___ Dataset excerpt
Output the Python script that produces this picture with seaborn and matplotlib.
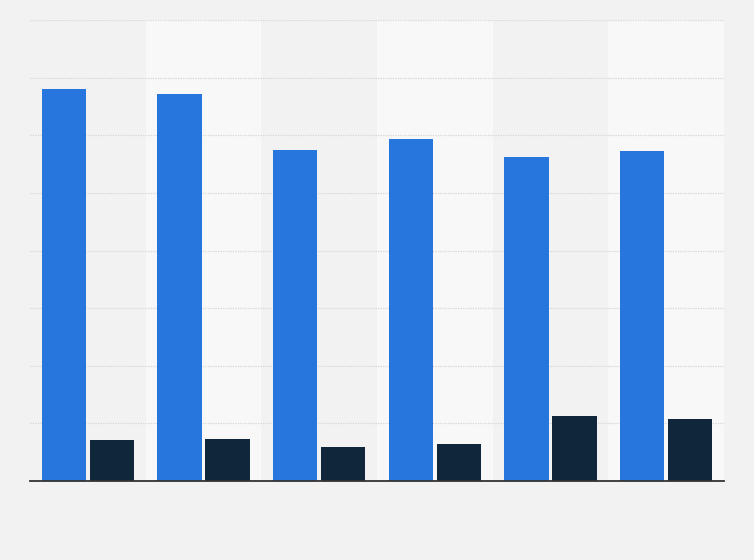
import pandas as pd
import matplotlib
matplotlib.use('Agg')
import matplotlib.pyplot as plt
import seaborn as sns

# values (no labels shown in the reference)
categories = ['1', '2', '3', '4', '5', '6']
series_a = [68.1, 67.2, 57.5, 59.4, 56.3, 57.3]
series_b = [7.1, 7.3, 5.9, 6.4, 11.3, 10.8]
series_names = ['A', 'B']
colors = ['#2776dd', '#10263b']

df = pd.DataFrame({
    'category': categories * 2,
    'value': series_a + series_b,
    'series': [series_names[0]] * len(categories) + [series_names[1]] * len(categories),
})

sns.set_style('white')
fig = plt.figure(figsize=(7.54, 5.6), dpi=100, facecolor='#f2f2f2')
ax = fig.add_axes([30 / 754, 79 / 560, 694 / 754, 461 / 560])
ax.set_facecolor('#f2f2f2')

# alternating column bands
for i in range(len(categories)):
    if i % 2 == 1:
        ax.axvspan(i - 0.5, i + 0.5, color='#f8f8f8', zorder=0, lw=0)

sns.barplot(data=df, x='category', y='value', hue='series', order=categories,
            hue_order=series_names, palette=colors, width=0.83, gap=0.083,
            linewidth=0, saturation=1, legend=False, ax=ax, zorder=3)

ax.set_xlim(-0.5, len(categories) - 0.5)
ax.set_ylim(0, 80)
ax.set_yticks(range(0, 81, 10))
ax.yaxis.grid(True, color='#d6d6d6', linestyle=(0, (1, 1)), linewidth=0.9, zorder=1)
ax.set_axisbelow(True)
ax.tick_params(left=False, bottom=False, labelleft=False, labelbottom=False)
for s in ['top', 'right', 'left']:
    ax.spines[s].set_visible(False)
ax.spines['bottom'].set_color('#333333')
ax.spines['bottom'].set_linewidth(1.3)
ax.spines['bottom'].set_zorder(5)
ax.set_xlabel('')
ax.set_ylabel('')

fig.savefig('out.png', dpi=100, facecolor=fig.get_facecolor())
______
Work to do> All the material shown above is to be copied exactly, with no pictures carried over.

Correct result>
Output the Python script that produces this picture with seaborn and matplotlib.
import pandas as pd
import matplotlib
matplotlib.use('Agg')
import matplotlib.pyplot as plt
import seaborn as sns

# values (no labels shown in the reference)
categories = ['1', '2', '3', '4', '5', '6']
series_a = [68.1, 67.2, 57.5, 59.4, 56.3, 57.3]
series_b = [7.1, 7.3, 5.9, 6.4, 11.3, 10.8]
series_names = ['A', 'B']
colors = ['#2776dd', '#10263b']

df = pd.DataFrame({
    'category': categories * 2,
    'value': series_a + series_b,
    'series': [series_names[0]] * len(categories) + [series_names[1]] * len(categories),
})

sns.set_style('white')
fig = plt.figure(figsize=(7.54, 5.6), dpi=100, facecolor='#f2f2f2')
ax = fig.add_axes([30 / 754, 79 / 560, 694 / 754, 461 / 560])
ax.set_facecolor('#f2f2f2')

# alternating column bands
for i in range(len(categories)):
    if i % 2 == 1:
        ax.axvspan(i - 0.5, i + 0.5, color='#f8f8f8', zorder=0, lw=0)

sns.barplot(data=df, x='category', y='value', hue='series', order=categories,
            hue_order=series_names, palette=colors, width=0.83, gap=0.083,
            linewidth=0, saturation=1, legend=False, ax=ax, zorder=3)

ax.set_xlim(-0.5, len(categories) - 0.5)
ax.set_ylim(0, 80)
ax.set_yticks(range(0, 81, 10))
ax.yaxis.grid(True, color='#d6d6d6', linestyle=(0, (1, 1)), linewidth=0.9, zorder=1)
ax.set_axisbelow(True)
ax.tick_params(left=False, bottom=False, labelleft=False, labelbottom=False)
for s in ['top', 'right', 'left']:
    ax.spines[s].set_visible(False)
ax.spines['bottom'].set_color('#333333')
ax.spines['bottom'].set_linewidth(1.3)
ax.spines['bottom'].set_zorder(5)
ax.set_xlabel('')
ax.set_ylabel('')

fig.savefig('out.png', dpi=100, facecolor=fig.get_facecolor())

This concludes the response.